[START Data for the task]

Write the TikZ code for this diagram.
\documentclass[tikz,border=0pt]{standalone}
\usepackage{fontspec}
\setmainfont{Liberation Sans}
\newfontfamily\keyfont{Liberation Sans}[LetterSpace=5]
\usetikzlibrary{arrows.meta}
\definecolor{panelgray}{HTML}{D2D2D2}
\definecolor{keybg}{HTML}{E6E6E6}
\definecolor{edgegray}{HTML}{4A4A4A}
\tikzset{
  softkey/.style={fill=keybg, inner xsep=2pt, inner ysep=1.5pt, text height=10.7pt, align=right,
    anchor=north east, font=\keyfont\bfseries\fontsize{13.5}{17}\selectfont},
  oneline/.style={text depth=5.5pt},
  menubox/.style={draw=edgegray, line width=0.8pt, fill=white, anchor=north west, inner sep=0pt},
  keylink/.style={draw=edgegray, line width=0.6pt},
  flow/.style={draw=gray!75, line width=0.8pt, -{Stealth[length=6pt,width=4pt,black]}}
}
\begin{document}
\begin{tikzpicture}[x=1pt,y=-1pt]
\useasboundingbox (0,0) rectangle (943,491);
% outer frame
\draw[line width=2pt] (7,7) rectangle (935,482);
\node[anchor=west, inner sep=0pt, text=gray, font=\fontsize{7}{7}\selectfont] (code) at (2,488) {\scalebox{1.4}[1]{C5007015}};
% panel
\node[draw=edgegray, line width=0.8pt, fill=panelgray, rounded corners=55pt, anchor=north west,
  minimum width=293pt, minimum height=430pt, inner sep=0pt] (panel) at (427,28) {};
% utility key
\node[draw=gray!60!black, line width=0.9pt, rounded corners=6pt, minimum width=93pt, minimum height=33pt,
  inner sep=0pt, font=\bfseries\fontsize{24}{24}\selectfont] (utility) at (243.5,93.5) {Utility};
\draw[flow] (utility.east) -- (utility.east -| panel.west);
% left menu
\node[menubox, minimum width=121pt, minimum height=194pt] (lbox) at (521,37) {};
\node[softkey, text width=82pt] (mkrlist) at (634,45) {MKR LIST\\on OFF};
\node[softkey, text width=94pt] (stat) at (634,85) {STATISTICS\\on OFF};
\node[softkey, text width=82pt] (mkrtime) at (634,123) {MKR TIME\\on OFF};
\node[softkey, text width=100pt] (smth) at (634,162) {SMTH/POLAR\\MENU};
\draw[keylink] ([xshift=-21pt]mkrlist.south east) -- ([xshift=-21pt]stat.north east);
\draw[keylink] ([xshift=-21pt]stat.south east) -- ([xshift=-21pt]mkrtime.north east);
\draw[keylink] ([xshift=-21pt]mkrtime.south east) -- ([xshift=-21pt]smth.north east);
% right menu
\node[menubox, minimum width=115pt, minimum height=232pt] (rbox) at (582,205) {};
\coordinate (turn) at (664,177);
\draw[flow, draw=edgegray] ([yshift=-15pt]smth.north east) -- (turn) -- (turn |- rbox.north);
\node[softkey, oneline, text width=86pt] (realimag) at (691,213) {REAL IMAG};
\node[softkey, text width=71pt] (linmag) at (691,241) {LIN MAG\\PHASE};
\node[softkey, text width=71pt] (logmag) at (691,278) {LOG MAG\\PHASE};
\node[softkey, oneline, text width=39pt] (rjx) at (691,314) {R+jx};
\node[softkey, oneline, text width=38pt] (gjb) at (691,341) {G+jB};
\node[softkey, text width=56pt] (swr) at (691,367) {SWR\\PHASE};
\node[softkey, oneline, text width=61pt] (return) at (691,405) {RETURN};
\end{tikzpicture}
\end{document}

[END Data for the task]
[START Data for the task]

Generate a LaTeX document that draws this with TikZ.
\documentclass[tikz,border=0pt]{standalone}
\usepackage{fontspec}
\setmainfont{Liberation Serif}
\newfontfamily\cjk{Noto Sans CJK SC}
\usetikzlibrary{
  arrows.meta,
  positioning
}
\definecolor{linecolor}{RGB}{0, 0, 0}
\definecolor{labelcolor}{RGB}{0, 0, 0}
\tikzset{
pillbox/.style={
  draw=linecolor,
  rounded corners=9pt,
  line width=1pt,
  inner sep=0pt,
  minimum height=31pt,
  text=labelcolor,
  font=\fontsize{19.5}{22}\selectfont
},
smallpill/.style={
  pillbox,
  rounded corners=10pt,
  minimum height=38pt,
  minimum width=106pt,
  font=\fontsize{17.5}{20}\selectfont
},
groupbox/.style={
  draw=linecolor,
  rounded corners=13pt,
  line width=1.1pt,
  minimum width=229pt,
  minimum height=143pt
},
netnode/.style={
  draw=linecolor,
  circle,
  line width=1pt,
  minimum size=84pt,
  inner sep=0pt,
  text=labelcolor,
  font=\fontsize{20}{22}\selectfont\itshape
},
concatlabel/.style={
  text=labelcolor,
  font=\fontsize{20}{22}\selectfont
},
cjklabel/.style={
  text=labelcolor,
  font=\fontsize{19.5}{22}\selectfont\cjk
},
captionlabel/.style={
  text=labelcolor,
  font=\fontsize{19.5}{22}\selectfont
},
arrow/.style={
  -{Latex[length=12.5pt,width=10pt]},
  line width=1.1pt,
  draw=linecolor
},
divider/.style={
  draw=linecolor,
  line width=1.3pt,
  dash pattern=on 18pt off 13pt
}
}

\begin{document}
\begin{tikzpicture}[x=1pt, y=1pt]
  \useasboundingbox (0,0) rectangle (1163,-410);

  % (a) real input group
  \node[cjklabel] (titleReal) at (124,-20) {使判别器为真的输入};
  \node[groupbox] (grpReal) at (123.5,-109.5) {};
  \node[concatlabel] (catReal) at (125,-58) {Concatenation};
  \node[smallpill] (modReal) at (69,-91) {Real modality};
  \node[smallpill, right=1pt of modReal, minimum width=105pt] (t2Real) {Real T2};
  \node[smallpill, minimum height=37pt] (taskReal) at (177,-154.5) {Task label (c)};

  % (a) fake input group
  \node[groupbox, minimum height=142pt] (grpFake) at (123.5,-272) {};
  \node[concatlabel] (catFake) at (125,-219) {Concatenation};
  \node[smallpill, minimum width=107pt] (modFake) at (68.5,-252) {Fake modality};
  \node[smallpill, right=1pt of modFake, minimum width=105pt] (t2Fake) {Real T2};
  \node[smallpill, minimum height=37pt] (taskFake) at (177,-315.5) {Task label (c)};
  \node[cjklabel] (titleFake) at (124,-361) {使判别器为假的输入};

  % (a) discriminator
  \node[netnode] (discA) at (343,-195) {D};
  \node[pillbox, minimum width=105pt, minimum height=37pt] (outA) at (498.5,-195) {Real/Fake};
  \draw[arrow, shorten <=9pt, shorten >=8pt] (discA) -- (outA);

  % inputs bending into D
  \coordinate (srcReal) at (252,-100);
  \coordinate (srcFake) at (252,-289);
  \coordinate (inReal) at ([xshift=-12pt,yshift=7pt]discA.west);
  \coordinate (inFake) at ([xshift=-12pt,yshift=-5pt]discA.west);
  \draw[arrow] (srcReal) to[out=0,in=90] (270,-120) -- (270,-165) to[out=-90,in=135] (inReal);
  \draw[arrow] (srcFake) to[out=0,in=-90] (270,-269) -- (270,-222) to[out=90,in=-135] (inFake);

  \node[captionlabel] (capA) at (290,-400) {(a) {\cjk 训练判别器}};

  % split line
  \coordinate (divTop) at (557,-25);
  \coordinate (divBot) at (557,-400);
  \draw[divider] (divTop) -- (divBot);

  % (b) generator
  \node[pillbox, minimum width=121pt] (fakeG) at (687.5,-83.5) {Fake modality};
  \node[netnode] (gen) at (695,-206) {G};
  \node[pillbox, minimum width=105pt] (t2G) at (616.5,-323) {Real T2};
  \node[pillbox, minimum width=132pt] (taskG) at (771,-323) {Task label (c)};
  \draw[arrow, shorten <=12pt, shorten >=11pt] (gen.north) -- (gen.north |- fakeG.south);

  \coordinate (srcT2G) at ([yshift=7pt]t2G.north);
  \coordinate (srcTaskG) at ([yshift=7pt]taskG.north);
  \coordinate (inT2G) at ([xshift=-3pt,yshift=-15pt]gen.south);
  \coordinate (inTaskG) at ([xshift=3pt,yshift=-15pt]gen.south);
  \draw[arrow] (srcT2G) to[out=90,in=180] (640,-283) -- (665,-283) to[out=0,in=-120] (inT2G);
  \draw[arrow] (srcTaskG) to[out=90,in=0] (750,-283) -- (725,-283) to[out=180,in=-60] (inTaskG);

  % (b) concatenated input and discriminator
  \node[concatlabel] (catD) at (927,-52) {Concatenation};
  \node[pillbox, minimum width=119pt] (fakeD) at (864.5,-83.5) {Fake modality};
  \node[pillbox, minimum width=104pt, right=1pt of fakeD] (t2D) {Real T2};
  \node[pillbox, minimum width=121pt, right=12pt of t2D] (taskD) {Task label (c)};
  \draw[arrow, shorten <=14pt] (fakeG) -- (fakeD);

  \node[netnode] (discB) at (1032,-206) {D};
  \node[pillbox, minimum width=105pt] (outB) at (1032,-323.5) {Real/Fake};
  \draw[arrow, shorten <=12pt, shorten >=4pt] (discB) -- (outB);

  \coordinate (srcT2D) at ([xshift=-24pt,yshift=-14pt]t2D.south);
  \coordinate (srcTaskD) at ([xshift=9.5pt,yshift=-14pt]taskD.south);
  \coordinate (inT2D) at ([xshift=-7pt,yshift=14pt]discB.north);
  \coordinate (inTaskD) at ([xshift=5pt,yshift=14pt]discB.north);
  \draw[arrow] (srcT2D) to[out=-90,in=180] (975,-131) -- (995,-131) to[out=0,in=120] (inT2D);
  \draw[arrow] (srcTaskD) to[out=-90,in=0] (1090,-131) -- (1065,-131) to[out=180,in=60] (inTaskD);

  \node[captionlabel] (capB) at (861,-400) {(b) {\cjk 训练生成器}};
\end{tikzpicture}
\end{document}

[END Data for the task]
[START Data for the task]

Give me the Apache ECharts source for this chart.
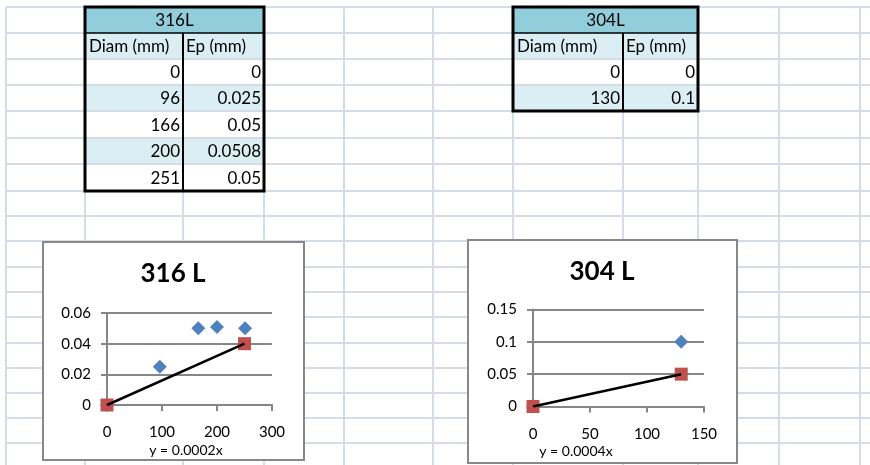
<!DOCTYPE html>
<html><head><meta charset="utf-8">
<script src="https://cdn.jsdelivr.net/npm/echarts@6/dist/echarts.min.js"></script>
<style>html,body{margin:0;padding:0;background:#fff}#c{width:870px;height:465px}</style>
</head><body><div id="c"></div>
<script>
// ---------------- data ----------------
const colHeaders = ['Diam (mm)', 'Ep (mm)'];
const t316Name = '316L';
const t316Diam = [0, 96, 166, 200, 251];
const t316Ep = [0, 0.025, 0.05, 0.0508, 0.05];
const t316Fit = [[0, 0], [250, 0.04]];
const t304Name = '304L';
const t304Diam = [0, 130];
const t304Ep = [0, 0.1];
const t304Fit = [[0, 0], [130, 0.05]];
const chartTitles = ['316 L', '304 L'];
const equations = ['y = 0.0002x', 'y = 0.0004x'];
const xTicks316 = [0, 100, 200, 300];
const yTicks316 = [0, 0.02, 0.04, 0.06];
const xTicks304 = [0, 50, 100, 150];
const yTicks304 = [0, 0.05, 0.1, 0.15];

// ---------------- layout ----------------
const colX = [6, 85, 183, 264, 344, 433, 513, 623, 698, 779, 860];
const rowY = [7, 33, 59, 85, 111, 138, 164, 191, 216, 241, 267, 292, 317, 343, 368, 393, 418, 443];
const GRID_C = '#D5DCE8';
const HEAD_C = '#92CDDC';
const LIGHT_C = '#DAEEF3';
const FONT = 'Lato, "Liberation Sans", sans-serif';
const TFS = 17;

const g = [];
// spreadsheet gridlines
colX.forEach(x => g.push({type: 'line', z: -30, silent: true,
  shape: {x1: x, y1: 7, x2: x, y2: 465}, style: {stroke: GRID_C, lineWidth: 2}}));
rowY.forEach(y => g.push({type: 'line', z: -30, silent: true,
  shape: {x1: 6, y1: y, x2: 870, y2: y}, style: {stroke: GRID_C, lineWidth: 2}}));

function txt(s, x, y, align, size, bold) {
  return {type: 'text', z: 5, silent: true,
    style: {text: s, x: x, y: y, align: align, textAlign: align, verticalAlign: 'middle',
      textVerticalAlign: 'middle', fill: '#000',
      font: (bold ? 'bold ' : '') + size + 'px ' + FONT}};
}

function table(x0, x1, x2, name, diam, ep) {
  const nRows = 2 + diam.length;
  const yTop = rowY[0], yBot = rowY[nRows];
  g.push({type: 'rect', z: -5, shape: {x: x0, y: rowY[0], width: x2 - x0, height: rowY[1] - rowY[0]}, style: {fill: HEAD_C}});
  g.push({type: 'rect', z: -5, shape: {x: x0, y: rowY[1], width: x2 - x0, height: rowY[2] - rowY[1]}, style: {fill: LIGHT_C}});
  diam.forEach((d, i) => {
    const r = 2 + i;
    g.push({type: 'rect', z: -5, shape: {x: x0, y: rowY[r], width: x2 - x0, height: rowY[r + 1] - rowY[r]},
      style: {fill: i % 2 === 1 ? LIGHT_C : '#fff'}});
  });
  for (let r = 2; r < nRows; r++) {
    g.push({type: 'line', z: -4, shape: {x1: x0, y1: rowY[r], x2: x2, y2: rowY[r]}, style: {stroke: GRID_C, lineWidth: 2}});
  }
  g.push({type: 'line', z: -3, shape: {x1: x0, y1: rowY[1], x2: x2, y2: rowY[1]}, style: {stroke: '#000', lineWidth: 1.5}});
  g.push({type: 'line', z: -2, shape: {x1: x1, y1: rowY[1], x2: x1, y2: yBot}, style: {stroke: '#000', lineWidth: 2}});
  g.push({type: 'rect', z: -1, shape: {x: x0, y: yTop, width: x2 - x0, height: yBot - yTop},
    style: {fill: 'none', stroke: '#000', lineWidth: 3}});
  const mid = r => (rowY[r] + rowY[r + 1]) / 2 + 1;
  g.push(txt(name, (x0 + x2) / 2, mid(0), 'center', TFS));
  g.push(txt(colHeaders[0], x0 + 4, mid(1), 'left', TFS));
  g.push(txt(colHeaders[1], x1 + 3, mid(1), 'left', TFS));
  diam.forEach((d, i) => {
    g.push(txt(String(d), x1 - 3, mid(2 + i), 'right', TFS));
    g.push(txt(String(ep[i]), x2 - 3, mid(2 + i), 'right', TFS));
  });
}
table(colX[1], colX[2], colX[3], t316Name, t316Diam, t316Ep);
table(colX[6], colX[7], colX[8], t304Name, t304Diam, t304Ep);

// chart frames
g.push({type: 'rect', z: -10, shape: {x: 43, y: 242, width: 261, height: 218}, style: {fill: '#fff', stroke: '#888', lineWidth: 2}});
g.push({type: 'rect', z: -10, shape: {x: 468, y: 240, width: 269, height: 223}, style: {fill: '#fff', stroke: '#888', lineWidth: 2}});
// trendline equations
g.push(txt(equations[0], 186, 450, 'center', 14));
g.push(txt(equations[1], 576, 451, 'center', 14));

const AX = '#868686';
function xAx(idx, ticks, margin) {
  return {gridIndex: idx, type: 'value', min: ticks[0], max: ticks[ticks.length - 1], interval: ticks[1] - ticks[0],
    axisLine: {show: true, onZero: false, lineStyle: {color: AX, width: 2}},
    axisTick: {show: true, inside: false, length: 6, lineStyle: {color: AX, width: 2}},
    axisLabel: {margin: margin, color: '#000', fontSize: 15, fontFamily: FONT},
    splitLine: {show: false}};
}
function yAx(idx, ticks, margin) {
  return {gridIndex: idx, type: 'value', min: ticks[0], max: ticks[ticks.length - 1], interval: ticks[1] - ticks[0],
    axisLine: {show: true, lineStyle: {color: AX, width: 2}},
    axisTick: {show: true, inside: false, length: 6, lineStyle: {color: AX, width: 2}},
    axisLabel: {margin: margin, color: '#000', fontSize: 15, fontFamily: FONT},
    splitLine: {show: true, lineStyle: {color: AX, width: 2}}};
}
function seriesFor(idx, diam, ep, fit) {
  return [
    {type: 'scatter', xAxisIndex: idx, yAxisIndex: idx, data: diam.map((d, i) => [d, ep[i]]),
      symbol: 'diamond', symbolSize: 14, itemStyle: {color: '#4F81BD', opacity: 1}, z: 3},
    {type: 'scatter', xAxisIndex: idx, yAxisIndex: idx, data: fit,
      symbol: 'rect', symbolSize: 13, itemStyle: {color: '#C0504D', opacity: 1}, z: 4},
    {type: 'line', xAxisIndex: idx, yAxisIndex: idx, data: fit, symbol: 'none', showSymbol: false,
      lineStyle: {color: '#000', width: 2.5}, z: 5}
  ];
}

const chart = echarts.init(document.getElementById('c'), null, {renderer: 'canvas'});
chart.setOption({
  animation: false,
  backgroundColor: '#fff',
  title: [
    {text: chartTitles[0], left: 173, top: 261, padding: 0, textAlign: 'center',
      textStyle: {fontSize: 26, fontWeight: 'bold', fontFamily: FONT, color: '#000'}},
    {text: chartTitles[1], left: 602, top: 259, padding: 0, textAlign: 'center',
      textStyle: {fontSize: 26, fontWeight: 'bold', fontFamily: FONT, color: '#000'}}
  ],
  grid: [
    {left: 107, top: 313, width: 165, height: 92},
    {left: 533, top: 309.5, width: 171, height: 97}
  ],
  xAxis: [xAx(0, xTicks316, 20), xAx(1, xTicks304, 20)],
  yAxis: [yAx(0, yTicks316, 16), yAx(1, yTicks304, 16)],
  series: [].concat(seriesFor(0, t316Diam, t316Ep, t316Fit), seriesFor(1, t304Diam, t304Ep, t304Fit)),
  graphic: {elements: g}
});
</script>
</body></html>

[END Data for the task]

● **Exercise prompt**: Tell how many lines of the material above hold "this", answering with a bare number.

● **Written solution**: 3